Trump official running for NH House seat voted in two different states in 2016: report
Screen shot

The leading Republican candidate looking to replace Democratic Rep. Chris Pappas in New Hampshire might have violated federal voting laws by casting two ballots in the 2016 primary election.

Associated Press is reporting that voting records show that Matt Mowers, who was a senior adviser in Donald Trump's administration and later held a State Department post, cast an absentee ballot in New Hampshire's 2016 presidential primary. At the time, Mowers was the director of former New Jersey Gov. Chris Christie's presidential campaign in the pivotal early voting state.

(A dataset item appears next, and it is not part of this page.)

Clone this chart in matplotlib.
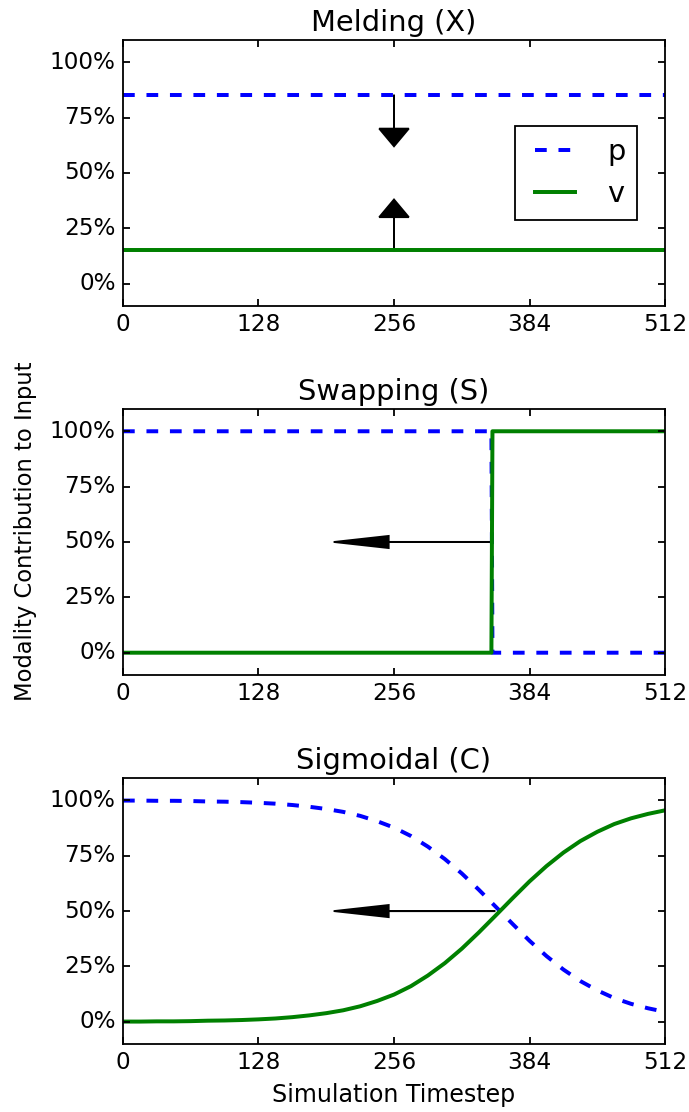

But just four months later, after Christie's campaign ended, Mowers cast another ballot in New Jersey's Republican presidential primary, using his parents' address to re-register in his home state, documents The Associated Press obtained through a public records request show.

Legal experts say Mowers' actions could violate a federal law that prohibits “voting more than once” in “any general, special, or primary election." That includes casting a ballot in separate jurisdictions “for an election to the same candidacy or office.” That puts Mowers in an awkward spot at a time when much of his party has embraced the former president's lies about a stolen 2020 election and has pushed for restrictive new election laws.

RELATED: 'I didn't win the election': Trump concedes 2020 defeat in video interview with historians

“What he has done is cast a vote in two different states for the election of a president, which on the face of it looks like he’s violated federal law,” said David Schultz, a professor at the University of Minnesota Law School who specializes in election law. ”You get one bite at the voting apple.”

Mowers is just the latest former Trump administration official to draw scrutiny for potentially violating voting laws.

It recently was reported that Mark Meadows, the former North Carolina congressman who served as former President Donald Trump’s chief of staff, was registered in two states and listed a mobile home he did not own — and may never have visited — as his legal residence weeks before casting a ballot in the 2020 election.